Consider the following linear PDE:
$$u\frac{\partial}{\partial u}\left(u\frac{\partial f}{\partial u}\right) + v\frac{\partial}{\partial v}\left(v\frac{\partial f}{\partial v}\right)=\frac{\partial^2 f}{\partial u^2} + \frac{\partial^2 f}{\partial v^2}\tag{1}$$
where we have $f(u,v)$.
Has anyone studied this PDE in the literature?
Are there weak solutions to $(1)?$
I constructed this PDE by deriving the Laplacian in two different coordinate systems and then made the coordinate variables the same and equated the expressions, which is what you see on the LHS and RHS. I'm not sure what this process is called or if anyone has used it before.
Best Answer
Separation of variables: let $f(u,v)=U(u)V(v)$. Substituting into the PDE and simplifying we get
$$ \frac{1}{U}\left[uU'+u^2 U''-U'' \right]=-\frac{1}{V}\left[vV'+v^2 V''-V'' \right] $$
Introducing the arbitrary constant $k^2$
$$\tag{1} uU'+(u^2-1)U''=k^2U $$ $$\tag{2} vV'+(v^2-1)V''=-k^2V $$
Let us study (1). The results will carry over to (2) with the replacement $k^2 \to-k^2$. This ODE may be cast in Sturm–Liouville form
$$\tag{3} \frac{d}{du}\left( \sqrt{1-u^2} U'\right) =-k^2 \frac{U}{\sqrt{1-u^2}} $$
With weight $w(u)=1/\sqrt{1-u^2}$ and eigenvalue $k^2$. For a boundary value problem posed on $-1<u<1$, eq (3) is a regular Sturm–Liouville equation$^\dagger$. With the assistance of Mathematica, we find the two solutions
$$\tag{4} U^1_k(u)=\sin \left[k \tan^{-1} \left( \frac{u}{\sqrt{1-u^2}}\right)\right] \\ U^2_k(u)=\cos\left[k \tan^{-1} \left( \frac{u}{\sqrt{1-u^2}}\right)\right] $$
The general solution to (1) is then
$$\tag{5} U(u)=\sum\limits_k (A^1_k U^1_k(u) + A^2_k U^2_k(u)) $$
With coefficients $A^1$ and $A^2$ chosen to match boundary conditions. The sum is over all allowed values of $k$ consistent with the boundary data. For example, with the Dirichlet problem $U(0)=0$, $U(1)=0$, all $A^2$ vanish, and $k=2n$, for $n \in \mathbb{Z}$
We can find the solutions to (2) with the replacement $k\to ik$ in (4)

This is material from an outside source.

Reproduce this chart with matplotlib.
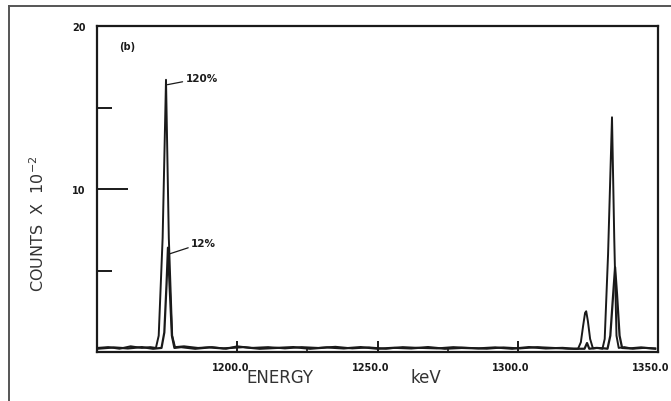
import matplotlib
matplotlib.use("Agg")
import matplotlib.pyplot as plt
from matplotlib.lines import Line2D
from matplotlib.transforms import ScaledTranslation

# ---- data (energy keV, counts x 10^-2) ----
E120 = [1150, 1154, 1158, 1162, 1166, 1169, 1171.0, 1172.0, 1173.4, 1174.6, 1175.6,
        1176.8, 1177.8, 1181, 1186, 1191, 1196, 1200, 1205, 1211, 1217, 1223, 1229,
        1235, 1241, 1247, 1253, 1259, 1265, 1271, 1277, 1283, 1289, 1295, 1301,
        1307, 1313, 1318, 1321.5, 1322.5, 1323.3, 1324.0, 1324.4, 1325.0, 1325.8,
        1326.8, 1328.5, 1330.2, 1331.0, 1332.2, 1333.6, 1334.4, 1335.2, 1336.0,
        1338, 1341, 1345, 1349]
C120 = [0.25, 0.30, 0.20, 0.35, 0.25, 0.30, 0.25, 1.0, 7.0, 16.7, 7.0,
        1.0, 0.30, 0.35, 0.25, 0.30, 0.20, 0.35, 0.25, 0.30, 0.22, 0.30, 0.25,
        0.32, 0.22, 0.28, 0.20, 0.30, 0.25, 0.22, 0.30, 0.25, 0.20, 0.28, 0.22,
        0.30, 0.25, 0.20, 0.20, 0.6, 1.6, 2.4, 2.5, 1.9, 0.8,
        0.22, 0.25, 0.20, 0.8, 6.0, 14.4, 7.0, 1.0, 0.25,
        0.30, 0.20, 0.25, 0.22]

E12 = [1150, 1156, 1161, 1166, 1170, 1173.0, 1174.0, 1174.8, 1175.3, 1175.9, 1176.7,
       1177.6, 1180, 1185, 1190, 1195, 1202, 1208, 1214, 1220, 1226, 1232, 1238,
       1244, 1250, 1256, 1262, 1268, 1274, 1280, 1286, 1292, 1298, 1304, 1310,
       1316, 1320, 1323.8, 1324.7, 1325.5, 1328, 1331, 1332.0, 1333.0, 1334.0,
       1334.7, 1335.4, 1336.3, 1337.2, 1340, 1344, 1349]
C12 = [0.20, 0.28, 0.22, 0.30, 0.20, 0.25, 1.2, 4.2, 6.4, 4.0, 1.0,
       0.25, 0.30, 0.20, 0.28, 0.22, 0.30, 0.20, 0.25, 0.30, 0.20, 0.28, 0.22,
       0.30, 0.20, 0.26, 0.22, 0.30, 0.20, 0.25, 0.22, 0.28, 0.20, 0.30, 0.22,
       0.25, 0.20, 0.20, 0.55, 0.20, 0.25, 0.22, 0.20, 1.0, 3.5,
       5.2, 3.5, 1.0, 0.25, 0.22, 0.28, 0.20]

x_major = [1200, 1250, 1300, 1350]
x_major_labels = ["1200.0", "1250.0", "1300.0", "1350.0"]
x_minor = [1225, 1275]
y_major = [10, 20]
y_major_labels = ["10", "20"]
y_minor = [5, 15]

ink = "#1a1a1a"

fig = plt.figure(figsize=(6.71, 4.02), dpi=100)
ax = fig.add_axes([97 / 671, 1 - 353 / 402, (658 - 97) / 671, (353 - 27) / 402])

ax.plot(E120, C120, color=ink, lw=1.4)
ax.plot(E12, C12, color=ink, lw=1.6)

ax.set_xlim(1150, 1350)
ax.set_ylim(0, 20)

for s in ax.spines.values():
    s.set_linewidth(1.6)
    s.set_color(ink)

ax.set_xticks(x_major)
ax.set_xticklabels(x_major_labels, fontsize=7, fontweight="bold", color=ink)
ax.set_xticks(x_minor, minor=True)
ax.set_yticks(y_major)
ax.set_yticklabels(y_major_labels, fontsize=7, fontweight="bold", color=ink)
ax.set_yticks(y_minor, minor=True)

ax.tick_params(axis="x", which="major", direction="in", length=8, width=1.4, pad=7, color=ink)
ax.tick_params(axis="x", which="minor", direction="in", length=3, width=1.2, color=ink)
ax.tick_params(axis="y", which="major", direction="in", length=22, width=1.4, pad=8, color=ink)
ax.tick_params(axis="y", which="minor", direction="in", length=11, width=1.4, color=ink)

off = ScaledTranslation(-7 / 100, 0, fig.dpi_scale_trans)
for lab in ax.get_xticklabels():
    lab.set_transform(lab.get_transform() + off)

# annotations
ax.text(1158, 18.8, "(b)", fontsize=7, fontweight="bold", color=ink, va="center")
ax.annotate("120%", xy=(1175.1, 16.4), xytext=(1181.5, 16.8), fontsize=7.5,
            fontweight="bold", color=ink, va="center",
            arrowprops=dict(arrowstyle="-", color=ink, lw=0.9, shrinkA=0, shrinkB=0))
ax.annotate("12%", xy=(1175.5, 6.0), xytext=(1183.5, 6.7), fontsize=7.5,
            fontweight="bold", color=ink, va="center",
            arrowprops=dict(arrowstyle="-", color=ink, lw=0.9, shrinkA=0, shrinkB=0))

# axis titles
fig.text(38 / 671, 1 - 224 / 402, r"COUNTS  X  10$^{\mathregular{-2}}$", rotation=90,
         ha="center", va="center", fontsize=11.5, color="#333333")
fig.text(246 / 671, 1 - 383 / 402, "ENERGY", fontsize=12, color="#333333",
         ha="left", va="baseline")
fig.text(410 / 671, 1 - 383 / 402, "keV", fontsize=12, color="#333333",
         ha="left", va="baseline")

# outer frame (left and top edges)
fig.add_artist(Line2D([9 / 671, 9 / 671], [0, 1 - 7 / 402], transform=fig.transFigure,
                      color="#555555", lw=1.4))
fig.add_artist(Line2D([9 / 671, 1], [1 - 7 / 402, 1 - 7 / 402], transform=fig.transFigure,
                      color="#555555", lw=1.4))

fig.savefig("out.png", dpi=100)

$$\tag{6} V^1_k(v)=\sinh \left[k \tan^{-1} \left( \frac{v}{\sqrt{1-v^2}}\right)\right] \\ V^2_k(v)=\cosh\left[k \tan^{-1} \left( \frac{v}{\sqrt{1-v^2}}\right)\right] $$
The general solution for $f$ is
$$\tag{7} f(u,v)=\sum\limits_k (A^1_k U^1_k(u) + A^2_k U^2_k(u))(B^1_k V^1_k(v) + B^2_k V^2_k(v)) $$
In order to actually find coefficients once boundary data is set, you will need to use the orthogonality of the eigenfunctions with weight $w$. For the $U$ equation, these read
$$\tag{8} \int\limits_{u_1}^{u_2}du\ (1-u^2)^{-1/2} U^i_k(u)U^j_{k'}(u) =\delta^{ij}\delta_{k,k'} $$
Where $i,j=1,2$, and $u_1<u<u_2$. An identical equation follows for the $V$. Continuing the example, if $V(0)=0$ and $V(1)=1$ we may apply (8) to find $A^1_n = \frac{\sin^2(n \pi /2)}{n \sinh(n \pi)}$. Thus the solution with these boundary conditions and $U(0)=0$, $U(1)=0$ is
$$\tag{9} f(u,v)=\sum\limits_{n} \frac{ \sin^2(n \pi/2)}{n \sinh(n\pi)}\sin(2n \tan^{-1}(u/\sqrt{1-u^2}))\sinh(2n \tan^{-1}(v/\sqrt{1-v^2})) $$
Here is a plot of the solution in (9)
$\dagger$ For $u>1$ the equivalent of (3) reads
$$ \frac{d}{du}\left( \sqrt{u^2-1} U'\right) =k^2 \frac{U}{\sqrt{u^2-1}} $$
In this case, the eigenvalue is $-k^2$, the weight $w(u)=1/\sqrt{u^2-1}$, and in the solutions (4), all trig/ hyperbolic functions are to be exchanged.